** MATERIAL SUPPLIED **

— Begin —

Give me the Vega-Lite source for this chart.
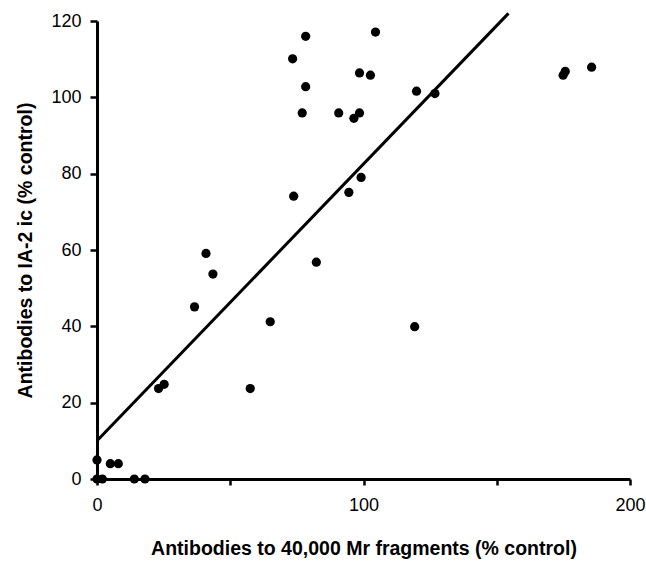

— End —
— Begin —

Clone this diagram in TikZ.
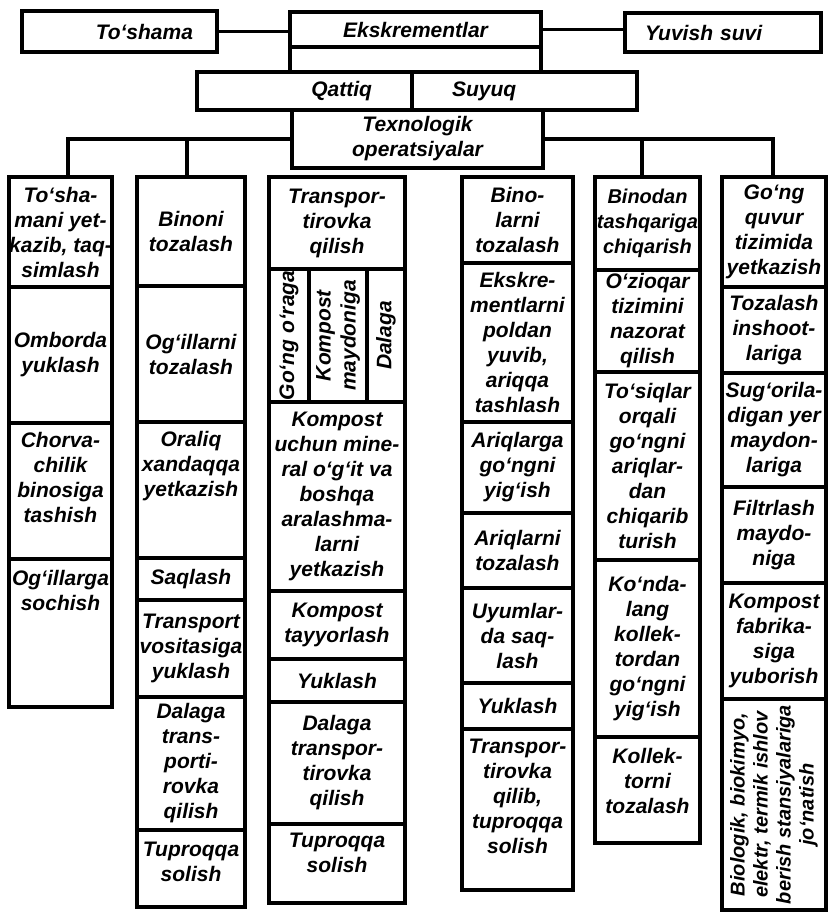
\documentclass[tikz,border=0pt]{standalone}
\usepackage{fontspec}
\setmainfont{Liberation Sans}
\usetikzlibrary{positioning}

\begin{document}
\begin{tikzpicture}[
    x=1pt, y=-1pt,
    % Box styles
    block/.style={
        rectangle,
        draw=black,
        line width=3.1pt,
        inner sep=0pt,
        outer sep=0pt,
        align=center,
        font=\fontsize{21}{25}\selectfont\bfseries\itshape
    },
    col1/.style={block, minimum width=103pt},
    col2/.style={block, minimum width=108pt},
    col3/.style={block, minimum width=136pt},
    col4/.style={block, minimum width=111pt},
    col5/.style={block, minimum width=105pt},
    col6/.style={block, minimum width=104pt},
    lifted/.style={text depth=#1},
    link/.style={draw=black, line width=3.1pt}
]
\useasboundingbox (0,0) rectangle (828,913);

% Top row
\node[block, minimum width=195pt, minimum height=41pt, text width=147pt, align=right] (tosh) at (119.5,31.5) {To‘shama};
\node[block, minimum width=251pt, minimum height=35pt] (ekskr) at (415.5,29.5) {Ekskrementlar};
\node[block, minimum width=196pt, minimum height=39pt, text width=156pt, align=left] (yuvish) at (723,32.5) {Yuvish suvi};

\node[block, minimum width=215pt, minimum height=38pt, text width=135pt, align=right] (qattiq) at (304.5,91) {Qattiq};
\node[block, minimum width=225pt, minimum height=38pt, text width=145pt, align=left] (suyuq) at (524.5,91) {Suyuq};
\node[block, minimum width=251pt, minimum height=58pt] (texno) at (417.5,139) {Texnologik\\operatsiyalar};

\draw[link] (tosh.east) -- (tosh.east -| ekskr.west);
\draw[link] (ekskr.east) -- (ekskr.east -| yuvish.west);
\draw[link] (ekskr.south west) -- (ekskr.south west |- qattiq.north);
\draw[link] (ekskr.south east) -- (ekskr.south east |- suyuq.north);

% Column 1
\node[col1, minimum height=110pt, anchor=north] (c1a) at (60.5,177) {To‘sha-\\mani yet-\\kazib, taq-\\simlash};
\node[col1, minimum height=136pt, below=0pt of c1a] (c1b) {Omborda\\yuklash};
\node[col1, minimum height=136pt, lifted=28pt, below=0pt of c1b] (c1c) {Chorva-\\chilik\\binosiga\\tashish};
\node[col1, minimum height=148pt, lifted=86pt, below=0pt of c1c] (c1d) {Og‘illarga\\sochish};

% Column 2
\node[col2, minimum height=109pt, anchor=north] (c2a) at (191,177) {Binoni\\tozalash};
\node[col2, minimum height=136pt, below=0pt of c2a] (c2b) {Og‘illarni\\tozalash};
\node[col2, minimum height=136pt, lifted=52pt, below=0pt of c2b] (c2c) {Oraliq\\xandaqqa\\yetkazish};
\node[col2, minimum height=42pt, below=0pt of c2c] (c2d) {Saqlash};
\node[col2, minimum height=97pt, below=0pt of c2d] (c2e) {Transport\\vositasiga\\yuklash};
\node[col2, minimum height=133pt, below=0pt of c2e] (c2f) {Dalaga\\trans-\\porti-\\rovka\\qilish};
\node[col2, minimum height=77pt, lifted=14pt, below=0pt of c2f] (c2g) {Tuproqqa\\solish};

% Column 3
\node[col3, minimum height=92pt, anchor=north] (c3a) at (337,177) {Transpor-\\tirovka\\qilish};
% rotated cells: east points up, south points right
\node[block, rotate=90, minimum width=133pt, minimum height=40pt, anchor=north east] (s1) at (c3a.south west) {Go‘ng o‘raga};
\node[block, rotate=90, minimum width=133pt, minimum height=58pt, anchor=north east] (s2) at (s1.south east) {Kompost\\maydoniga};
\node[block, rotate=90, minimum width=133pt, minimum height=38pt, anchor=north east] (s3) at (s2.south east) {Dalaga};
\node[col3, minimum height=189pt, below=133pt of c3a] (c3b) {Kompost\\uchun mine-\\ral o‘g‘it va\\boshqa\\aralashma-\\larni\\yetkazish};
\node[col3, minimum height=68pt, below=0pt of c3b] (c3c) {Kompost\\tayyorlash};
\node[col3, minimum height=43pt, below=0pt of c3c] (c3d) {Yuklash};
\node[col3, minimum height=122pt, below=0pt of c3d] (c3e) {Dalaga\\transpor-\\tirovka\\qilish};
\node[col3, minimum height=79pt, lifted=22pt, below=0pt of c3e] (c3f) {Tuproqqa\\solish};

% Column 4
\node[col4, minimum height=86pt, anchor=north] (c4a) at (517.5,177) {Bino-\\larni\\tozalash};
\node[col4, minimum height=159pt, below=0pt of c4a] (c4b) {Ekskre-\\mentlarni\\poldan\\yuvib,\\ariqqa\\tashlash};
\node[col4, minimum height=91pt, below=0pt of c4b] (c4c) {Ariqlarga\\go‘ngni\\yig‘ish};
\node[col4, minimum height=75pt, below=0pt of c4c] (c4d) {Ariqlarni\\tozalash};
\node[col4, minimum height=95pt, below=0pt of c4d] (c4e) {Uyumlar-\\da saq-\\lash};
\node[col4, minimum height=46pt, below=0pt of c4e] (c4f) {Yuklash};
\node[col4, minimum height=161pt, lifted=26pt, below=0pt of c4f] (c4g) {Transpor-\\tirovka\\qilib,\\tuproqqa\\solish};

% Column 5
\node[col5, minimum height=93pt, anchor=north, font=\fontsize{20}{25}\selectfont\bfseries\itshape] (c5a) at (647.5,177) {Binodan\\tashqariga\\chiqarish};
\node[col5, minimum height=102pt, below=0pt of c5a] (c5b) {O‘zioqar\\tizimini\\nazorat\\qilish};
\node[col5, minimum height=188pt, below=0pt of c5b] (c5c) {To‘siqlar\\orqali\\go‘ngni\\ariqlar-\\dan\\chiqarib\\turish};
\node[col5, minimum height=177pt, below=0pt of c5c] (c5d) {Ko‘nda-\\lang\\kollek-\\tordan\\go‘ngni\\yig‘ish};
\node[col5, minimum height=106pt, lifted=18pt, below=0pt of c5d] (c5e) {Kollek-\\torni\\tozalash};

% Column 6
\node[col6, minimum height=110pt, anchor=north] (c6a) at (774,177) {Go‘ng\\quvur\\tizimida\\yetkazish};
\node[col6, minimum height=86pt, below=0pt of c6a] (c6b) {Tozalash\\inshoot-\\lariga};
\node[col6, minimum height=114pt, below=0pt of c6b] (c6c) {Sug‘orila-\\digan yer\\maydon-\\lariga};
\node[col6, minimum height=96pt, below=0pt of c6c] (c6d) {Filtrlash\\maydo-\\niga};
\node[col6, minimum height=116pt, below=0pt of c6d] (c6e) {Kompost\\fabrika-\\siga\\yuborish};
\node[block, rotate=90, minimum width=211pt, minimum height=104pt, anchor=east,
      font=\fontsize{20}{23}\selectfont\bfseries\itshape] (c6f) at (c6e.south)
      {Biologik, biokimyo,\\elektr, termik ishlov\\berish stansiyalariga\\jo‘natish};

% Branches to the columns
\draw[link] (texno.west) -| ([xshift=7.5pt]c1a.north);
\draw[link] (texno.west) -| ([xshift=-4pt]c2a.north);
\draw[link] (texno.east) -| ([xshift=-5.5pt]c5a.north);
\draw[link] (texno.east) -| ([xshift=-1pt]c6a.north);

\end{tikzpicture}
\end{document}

— End —
— Begin —

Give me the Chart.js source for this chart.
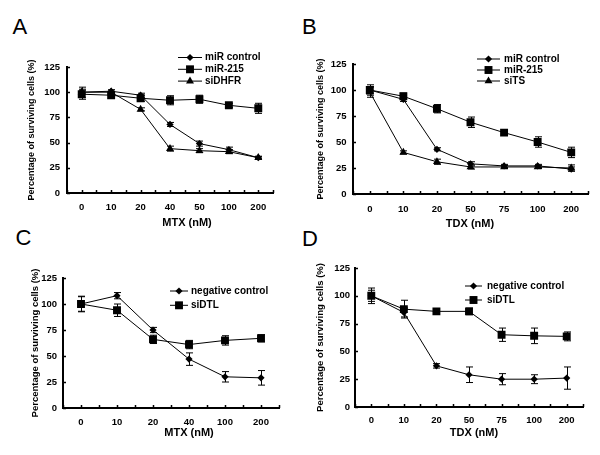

— End —

** WHAT IS ASKED **
Go to the line that contains "Clone this diagram in TikZ." and copy from there down to the line that contains "east |- suyuq.north);", with both lines included. Pass over the pictures.

** RESPONSE TO THE TASK **
Clone this diagram in TikZ.
\documentclass[tikz,border=0pt]{standalone}
\usepackage{fontspec}
\setmainfont{Liberation Sans}
\usetikzlibrary{positioning}

\begin{document}
\begin{tikzpicture}[
    x=1pt, y=-1pt,
    % Box styles
    block/.style={
        rectangle,
        draw=black,
        line width=3.1pt,
        inner sep=0pt,
        outer sep=0pt,
        align=center,
        font=\fontsize{21}{25}\selectfont\bfseries\itshape
    },
    col1/.style={block, minimum width=103pt},
    col2/.style={block, minimum width=108pt},
    col3/.style={block, minimum width=136pt},
    col4/.style={block, minimum width=111pt},
    col5/.style={block, minimum width=105pt},
    col6/.style={block, minimum width=104pt},
    lifted/.style={text depth=#1},
    link/.style={draw=black, line width=3.1pt}
]
\useasboundingbox (0,0) rectangle (828,913);

% Top row
\node[block, minimum width=195pt, minimum height=41pt, text width=147pt, align=right] (tosh) at (119.5,31.5) {To‘shama};
\node[block, minimum width=251pt, minimum height=35pt] (ekskr) at (415.5,29.5) {Ekskrementlar};
\node[block, minimum width=196pt, minimum height=39pt, text width=156pt, align=left] (yuvish) at (723,32.5) {Yuvish suvi};

\node[block, minimum width=215pt, minimum height=38pt, text width=135pt, align=right] (qattiq) at (304.5,91) {Qattiq};
\node[block, minimum width=225pt, minimum height=38pt, text width=145pt, align=left] (suyuq) at (524.5,91) {Suyuq};
\node[block, minimum width=251pt, minimum height=58pt] (texno) at (417.5,139) {Texnologik\\operatsiyalar};

\draw[link] (tosh.east) -- (tosh.east -| ekskr.west);
\draw[link] (ekskr.east) -- (ekskr.east -| yuvish.west);
\draw[link] (ekskr.south west) -- (ekskr.south west |- qattiq.north);
\draw[link] (ekskr.south east) -- (ekskr.south east |- suyuq.north);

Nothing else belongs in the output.